L'Hermione was the ship that carried the Marquis de Lafayette from Rochefort, France, to Boston in 1780 with the welcome news that the French were sending arms, ships and men to help the colonists fight the British.
The symbolic return of L'Hermione pays homage to Lafayette and this historic relationship between France and the U.S.
"To see the Hermione here is really the representation of the legacy of great maritime nations," said U.S. Naval Academy Superintendent Vice Adm. Ted Carter.
Carter participated in the opening ceremony at City Dock, along with the mayors of Annapolis and Rochefort, representatives from the French Embassy, and other dignitaries.

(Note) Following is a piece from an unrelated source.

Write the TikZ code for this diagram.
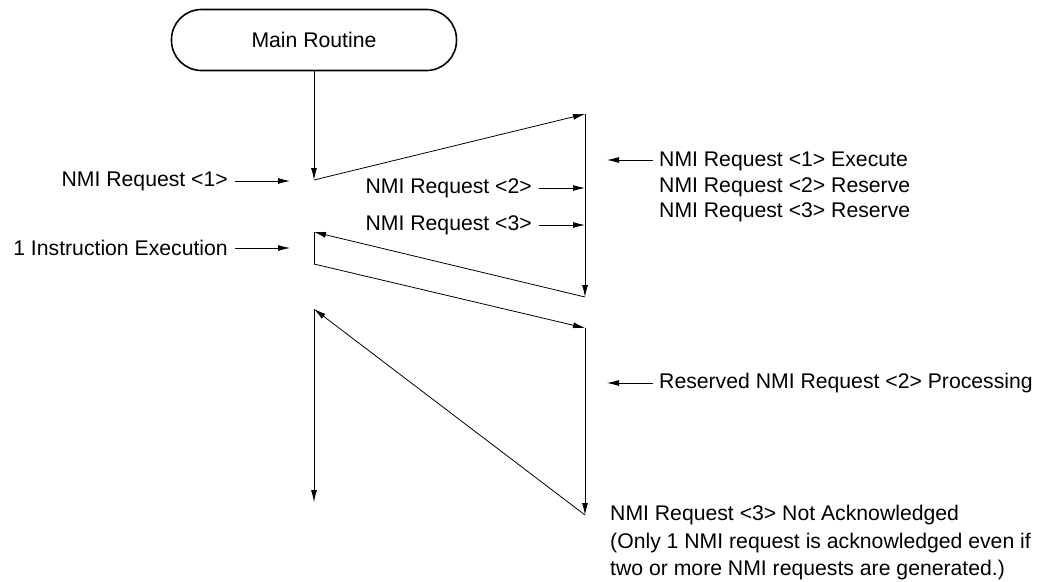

Carter said that to some, L'Hermione represents the quality of freedom and America's enduring friendship with one of its oldest allies.
"We have a strong connection with our United States Naval Academy and the naval academy of France," he said. "We have a wonderful international exchange program here, and this year we will be welcoming another French student for a four-year matriculation."
Carter took part in the subsequent wreath-laying ceremony at the French American Revolution monument at St. John's College. The monument honors the French soldiers who gave their lives during the American Revolution.
L'Hermione sailed 3,819 miles to reach Yorktown, Virginia, where she began her journey up the East Coast. The trip across the Atlantic took 27 days.
L'Hermione will continue travelling up the eastern seaboard, stopping in Baltimore, Philadelphia, New York City, Greenport, Newport, Boston, Castine, and Lunenburg, Nova Scotia, before heading home to France.